To tell that story well, however, we’ve got to recognize that some changes are too big for anyone or any institution to manage compactly, that some transformations fall outside the sphere of policy and government, that it’s a mistake to promise to fix how people feel beyond simply being willing to listen and validate those feelings (however much you might not feel that way yourself).
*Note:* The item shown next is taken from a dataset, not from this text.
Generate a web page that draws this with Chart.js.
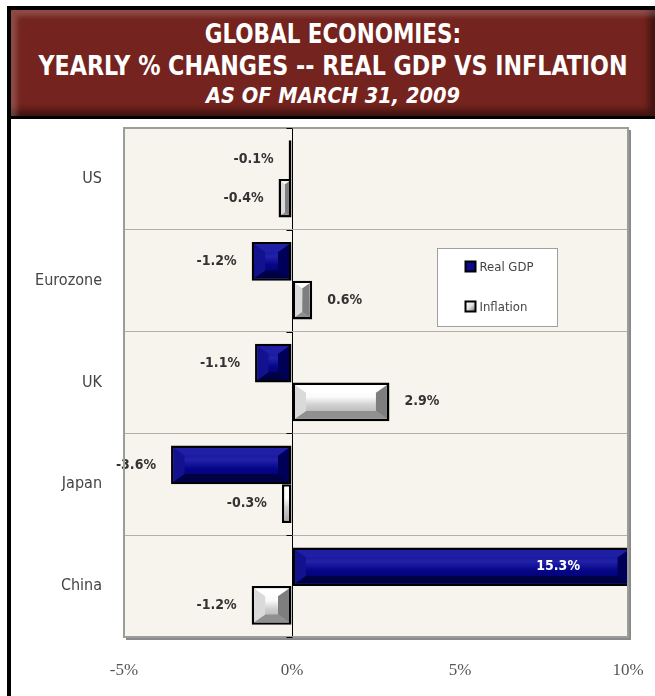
<!DOCTYPE html>
<html>
<head>
<meta charset="utf-8">
<script src="https://cdn.jsdelivr.net/npm/chart.js@4.4.0/dist/chart.umd.min.js"></script>
<style>
  html, body { margin:0; padding:0; background:#fff; }
  #wrap { position:relative; width:655px; height:696px; overflow:hidden; }
  #c { position:absolute; left:0; top:0; }
  .blk { position:absolute; background:#000; }
  #banner { position:absolute; left:11px; top:10px; width:644px; height:106px;
    background:#74231e;
    box-shadow: inset 9px 9px 5px -3px rgba(255,255,255,0.18), inset -9px -9px 6px -3px rgba(0,0,0,0.45);
    color:#fff; font-family:"DejaVu Sans Condensed","Liberation Sans",sans-serif; font-weight:bold; }
  .tl { position:absolute; left:0; width:100%; text-align:center; white-space:nowrap; line-height:1; transform-origin:50% 50%; }
</style>
</head>
<body>
<div id="wrap">
  <canvas id="c" width="655" height="696"></canvas>
  <div class="blk" style="left:7px;top:6px;width:648px;height:4px;"></div>
  <div class="blk" style="left:7px;top:6px;width:4px;height:690px;"></div>
  <div class="blk" style="left:7px;top:116px;width:648px;height:3px;"></div>
  <div id="banner">
    <div class="tl" style="top:11px;font-size:26px;transform:scaleX(0.92);">GLOBAL ECONOMIES:</div>
    <div class="tl" style="top:43px;font-size:26px;transform:scaleX(0.95);">YEARLY % CHANGES -- REAL GDP VS INFLATION</div>
    <div class="tl" style="top:75px;font-size:22px;font-style:italic;transform:scaleX(0.98);">AS OF MARCH 31, 2009</div>
  </div>
</div>
<script>
const categories = ['US', 'Eurozone', 'UK', 'Japan', 'China'];
const realGdp = [-0.1, -1.2, -1.1, -3.6, 15.3];
const inflation = [-0.4, 0.6, 2.9, -0.3, -1.2];
const seriesNames = ['Real GDP', 'Inflation'];
const xMin = -5, xMax = 10, xStep = 5;

const NARROW = '"DejaVu Sans Condensed","Liberation Sans",sans-serif';

const styles = [
  { face: ['#0c0c86', '#2222aa', '#06068a', '#000062'], top: '#1e1ea6', left: '#12128e', bottom: '#000044', right: '#000058', base: '#06067e' },
  { face: ['#ffffff', '#fbfbfb', '#cfcfcf', '#ababab'], top: '#ffffff', left: '#dadada', bottom: '#909090', right: '#7e7e7e', base: '#d8d8d8' }
];

function drawBevel(ctx, l, t, r, b, st) {
  const w = r - l, h = b - t;
  if (w <= 0 || h <= 0) return;
  const bv = Math.min(11, w / 2, h / 2);
  const g = ctx.createLinearGradient(0, t, 0, b);
  g.addColorStop(0, st.face[0]); g.addColorStop(0.35, st.face[1]);
  g.addColorStop(0.6, st.face[2]); g.addColorStop(1, st.face[3]);
  ctx.fillStyle = g; ctx.fillRect(l, t, w, h);
  if (w < 6) return;
  const poly = (pts, col) => { ctx.beginPath(); ctx.moveTo(pts[0][0], pts[0][1]); for (let i = 1; i < pts.length; i++) ctx.lineTo(pts[i][0], pts[i][1]); ctx.closePath(); ctx.fillStyle = col; ctx.fill(); };
  const bh = Math.min(bv * 0.7, h / 2);
  poly([[l, t], [r, t], [r - bv, t + bh], [l + bv, t + bh]], st.top);
  poly([[l, b], [r, b], [r - bv, b - bh], [l + bv, b - bh]], st.bottom);
  poly([[l, t], [l + bv, t + bh], [l + bv, b - bh], [l, b]], st.left);
  poly([[r, t], [r - bv, t + bh], [r - bv, b - bh], [r, b]], st.right);
}

const framePlugin = {
  id: 'frame',
  beforeDraw(chart) {
    const { ctx, chartArea: a } = chart;
    ctx.save();
    ctx.fillStyle = '#f7f4ed';
    ctx.fillRect(a.left, a.top, a.right - a.left, a.bottom - a.top);
    ctx.restore();
  },
  afterDraw(chart) {
    const { ctx, chartArea: a } = chart;
    ctx.save();
    ctx.strokeStyle = '#9c9c9c'; ctx.lineWidth = 2;
    ctx.strokeRect(a.left, a.top, a.right - a.left, a.bottom - a.top);
    ctx.strokeStyle = '#8a8a8a'; ctx.lineWidth = 2;
    ctx.beginPath(); ctx.moveTo(a.right + 2, a.top + 2); ctx.lineTo(a.right + 2, a.bottom + 2); ctx.lineTo(a.left + 2, a.bottom + 2); ctx.stroke();
    const xs = chart.scales.x, ys = chart.scales.y;
    const zx = Math.round(xs.getPixelForValue(0)) + 0.5;
    ctx.strokeStyle = '#000'; ctx.lineWidth = 1;
    const n = categories.length;
    for (let i = 0; i <= n; i++) {
      const y = ys.top + (ys.bottom - ys.top) * i / n;
      ctx.beginPath(); ctx.moveTo(zx - 6, Math.round(y) + 0.5); ctx.lineTo(zx, Math.round(y) + 0.5); ctx.stroke();
    }
    ctx.restore();
  }
};

const bevelPlugin = {
  id: 'bevel',
  afterDatasetsDraw(chart) {
    const { ctx, chartArea: a } = chart;
    ctx.save();
    ctx.beginPath(); ctx.rect(a.left, a.top, a.right - a.left + 3, a.bottom - a.top); ctx.clip();
    chart.data.datasets.forEach((ds, di) => {
      const meta = chart.getDatasetMeta(di);
      meta.data.forEach((el) => {
        const p = el.getProps(['x', 'y', 'base', 'height'], true);
        const l = Math.min(p.x, p.base), r = Math.max(p.x, p.base);
        const t = p.y - p.height / 2, b = p.y + p.height / 2;
        const bw = 2.5;
        drawBevel(ctx, l + bw, t + bw, Math.min(r, a.right + 3) - bw, b - bw, styles[di]);
      });
    });
    ctx.restore();
  }
};

const labelPlugin = {
  id: 'vlabels',
  afterDatasetsDraw(chart) {
    const { ctx, chartArea: a } = chart;
    ctx.save();
    ctx.textBaseline = 'middle';
    chart.data.datasets.forEach((ds, di) => {
      const meta = chart.getDatasetMeta(di);
      meta.data.forEach((el, i) => {
        const v = ds.data[i];
        const p = el.getProps(['x', 'y', 'base'], true);
        const txt = v.toFixed(1) + '%';
        ctx.font = 'bold 14px ' + NARROW;
        if (v > xMax) {
          ctx.fillStyle = '#ffffff'; ctx.textAlign = 'right';
          ctx.fillText(txt, a.right - 48, p.y);
        } else if (v < 0) {
          ctx.fillStyle = '#333333'; ctx.textAlign = 'right';
          ctx.fillText(txt, p.x - 15, p.y);
        } else {
          ctx.fillStyle = '#333333'; ctx.textAlign = 'left';
          ctx.fillText(txt, p.x + 15, p.y);
        }
      });
    });
    ctx.restore();
  }
};

const legendPlugin = {
  id: 'boxLegend',
  afterDraw(chart) {
    const { ctx } = chart;
    const L = 437.5, T = 248.5, W = 120, H = 78;
    ctx.save();
    ctx.fillStyle = '#ffffff'; ctx.fillRect(L, T, W, H);
    ctx.strokeStyle = '#a0a0a0'; ctx.lineWidth = 1; ctx.strokeRect(L, T, W, H);
    ctx.font = '13px ' + NARROW; ctx.textBaseline = 'middle'; ctx.textAlign = 'left';
    chart.data.datasets.forEach((ds, di) => {
      const cy = T + 18 + di * 40;
      const ix = L + 27;
      ctx.fillStyle = '#000'; ctx.fillRect(ix, cy - 6, 12, 12);
      if (di === 0) {
        ctx.fillStyle = '#0a0a8a'; ctx.fillRect(ix + 2, cy - 4, 8, 8);
      } else {
        const g = ctx.createLinearGradient(ix + 2, cy - 4, ix + 10, cy + 4);
        g.addColorStop(0, '#ffffff'); g.addColorStop(0.5, '#e0e0e0'); g.addColorStop(1, '#808080');
        ctx.fillStyle = g; ctx.fillRect(ix + 2, cy - 4, 8, 8);
      }
      ctx.fillStyle = '#444';
      ctx.fillText(ds.label, ix + 15, cy + 1);
    });
    ctx.restore();
  }
};

new Chart(document.getElementById('c'), {
  type: 'bar',
  data: {
    labels: categories,
    datasets: [
      { label: seriesNames[0], data: realGdp, backgroundColor: styles[0].base, borderColor: '#000', borderWidth: 2.5, borderSkipped: false },
      { label: seriesNames[1], data: inflation, backgroundColor: styles[1].base, borderColor: '#000', borderWidth: 2.5, borderSkipped: false }
    ]
  },
  options: {
    indexAxis: 'y',
    responsive: false,
    animation: false,
    devicePixelRatio: 1,
    layout: { padding: { top: 128, right: 27, left: 0, bottom: 0 } },
    datasets: { bar: { categoryPercentage: 0.76, barPercentage: 1.0 } },
    plugins: { legend: { display: false }, tooltip: { enabled: false }, title: { display: false } },
    scales: {
      x: {
        min: xMin, max: xMax,
        border: { display: false },
        grid: { drawTicks: false, color: (c) => (c.tick && c.tick.value === 0 ? '#000' : 'rgba(0,0,0,0)'), lineWidth: 1 },
        ticks: { stepSize: xStep, padding: 23, color: '#555', font: { family: '"Liberation Serif","DejaVu Serif",serif', size: 17 }, callback: (v) => v + '%' },
        afterFit: (s) => { s.height = 59; s.paddingLeft = 0; s.paddingRight = 0; }
      },
      y: {
        border: { display: false },
        grid: { drawTicks: false, color: '#b4b0a8', lineWidth: 1, offset: true },
        ticks: { padding: 22, color: '#444', font: { family: NARROW, size: 16 } },
        afterFit: (s) => { s.width = 124; }
      }
    }
  },
  plugins: [framePlugin, bevelPlugin, labelPlugin, legendPlugin]
});
</script>
</body>
</html>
Hilary Clinton is probably empirically right that it’s not enough to simply wish for change, and not enough to simply demand it. But in saying that you have to be an experienced hand who will work very, very hard for change, she continues to offer up the narrative of competency, of wonkery, of expertise, that has become the trademark of most national Democrats (with the notable exception of the other Clinton). You have to separate that which can be changed through the hard work of skilled policy formation from that which is operating at a completely different scale and sensation of change and dissatisfaction. A commitment to proceduralism and competency cannot be the end of your political or social appeal if you really aspire to lead or transform America.